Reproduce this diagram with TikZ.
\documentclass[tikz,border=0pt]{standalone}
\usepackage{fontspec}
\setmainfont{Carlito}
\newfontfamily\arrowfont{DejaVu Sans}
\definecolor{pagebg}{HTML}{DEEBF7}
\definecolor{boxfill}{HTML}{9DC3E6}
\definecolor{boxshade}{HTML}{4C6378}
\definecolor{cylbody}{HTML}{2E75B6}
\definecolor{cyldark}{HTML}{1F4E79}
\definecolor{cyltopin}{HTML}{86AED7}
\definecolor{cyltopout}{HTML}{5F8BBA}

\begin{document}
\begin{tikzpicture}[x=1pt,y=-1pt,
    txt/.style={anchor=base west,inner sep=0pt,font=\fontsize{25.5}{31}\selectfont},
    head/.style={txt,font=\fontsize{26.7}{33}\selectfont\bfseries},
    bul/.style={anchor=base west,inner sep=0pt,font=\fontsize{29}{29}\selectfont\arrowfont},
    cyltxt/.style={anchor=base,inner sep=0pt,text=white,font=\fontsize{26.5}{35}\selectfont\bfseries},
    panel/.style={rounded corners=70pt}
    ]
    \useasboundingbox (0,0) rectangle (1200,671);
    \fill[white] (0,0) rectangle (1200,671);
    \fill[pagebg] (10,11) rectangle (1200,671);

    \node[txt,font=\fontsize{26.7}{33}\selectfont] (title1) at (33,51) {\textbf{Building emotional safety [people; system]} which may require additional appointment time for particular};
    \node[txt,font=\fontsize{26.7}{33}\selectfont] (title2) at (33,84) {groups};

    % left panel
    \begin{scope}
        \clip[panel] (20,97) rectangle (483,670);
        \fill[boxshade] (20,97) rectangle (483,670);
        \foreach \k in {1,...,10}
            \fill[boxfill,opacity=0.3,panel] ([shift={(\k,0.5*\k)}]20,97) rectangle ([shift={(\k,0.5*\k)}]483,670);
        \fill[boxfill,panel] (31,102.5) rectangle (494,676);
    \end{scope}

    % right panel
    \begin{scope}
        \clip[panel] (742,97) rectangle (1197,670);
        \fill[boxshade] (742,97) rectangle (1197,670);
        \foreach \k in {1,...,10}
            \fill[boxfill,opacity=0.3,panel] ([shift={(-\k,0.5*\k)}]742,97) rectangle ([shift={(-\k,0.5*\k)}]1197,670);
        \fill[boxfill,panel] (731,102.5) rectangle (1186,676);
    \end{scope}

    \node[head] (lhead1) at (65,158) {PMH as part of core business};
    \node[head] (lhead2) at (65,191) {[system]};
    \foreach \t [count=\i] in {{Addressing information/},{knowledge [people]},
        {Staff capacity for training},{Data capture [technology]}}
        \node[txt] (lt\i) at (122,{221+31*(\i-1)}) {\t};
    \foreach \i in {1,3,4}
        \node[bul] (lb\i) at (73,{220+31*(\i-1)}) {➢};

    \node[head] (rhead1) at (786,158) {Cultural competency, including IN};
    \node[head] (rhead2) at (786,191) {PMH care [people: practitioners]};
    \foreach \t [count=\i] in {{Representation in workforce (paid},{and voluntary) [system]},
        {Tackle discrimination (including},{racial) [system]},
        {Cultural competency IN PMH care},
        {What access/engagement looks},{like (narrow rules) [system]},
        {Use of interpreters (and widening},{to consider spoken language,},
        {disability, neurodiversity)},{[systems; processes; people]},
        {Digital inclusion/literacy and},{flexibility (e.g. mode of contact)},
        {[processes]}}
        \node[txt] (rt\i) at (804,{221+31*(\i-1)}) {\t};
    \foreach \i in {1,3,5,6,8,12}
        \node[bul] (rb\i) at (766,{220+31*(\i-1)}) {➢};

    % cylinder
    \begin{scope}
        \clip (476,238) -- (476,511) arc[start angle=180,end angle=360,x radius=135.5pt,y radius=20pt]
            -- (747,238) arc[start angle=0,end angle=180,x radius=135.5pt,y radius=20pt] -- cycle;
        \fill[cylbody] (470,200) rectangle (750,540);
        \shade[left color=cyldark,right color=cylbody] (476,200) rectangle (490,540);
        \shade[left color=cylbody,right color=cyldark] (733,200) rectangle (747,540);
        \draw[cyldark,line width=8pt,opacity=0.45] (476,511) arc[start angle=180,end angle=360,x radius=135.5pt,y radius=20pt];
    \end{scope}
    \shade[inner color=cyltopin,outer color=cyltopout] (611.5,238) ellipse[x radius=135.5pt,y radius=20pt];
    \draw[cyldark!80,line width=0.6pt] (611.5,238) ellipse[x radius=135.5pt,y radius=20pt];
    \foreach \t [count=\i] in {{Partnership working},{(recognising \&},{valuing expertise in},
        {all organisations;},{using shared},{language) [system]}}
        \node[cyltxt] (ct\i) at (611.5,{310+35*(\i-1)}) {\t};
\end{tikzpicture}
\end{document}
---
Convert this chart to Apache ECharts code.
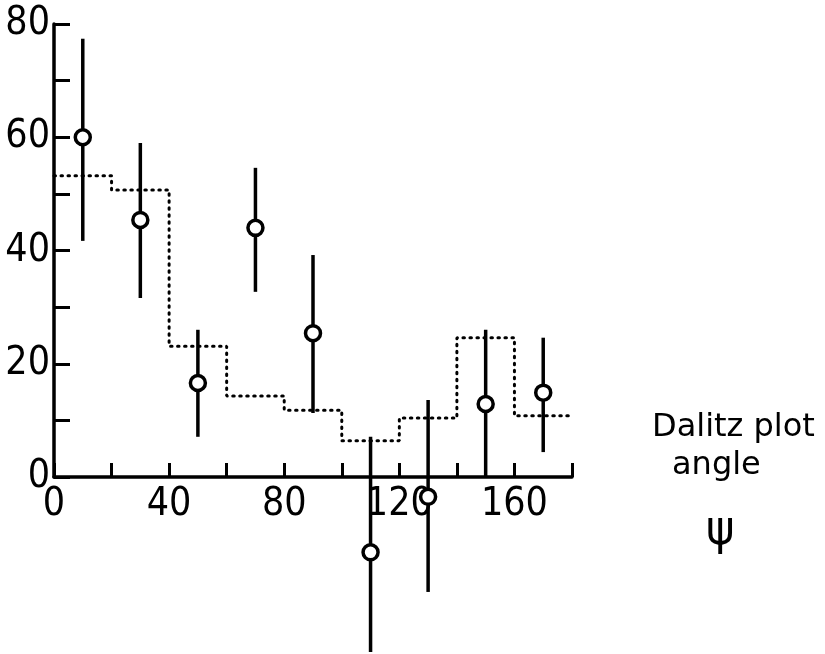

What is needed: Return every line from the records above that holds the word "this".

Reply to the task:
Reproduce this diagram with TikZ.
Convert this chart to Apache ECharts code.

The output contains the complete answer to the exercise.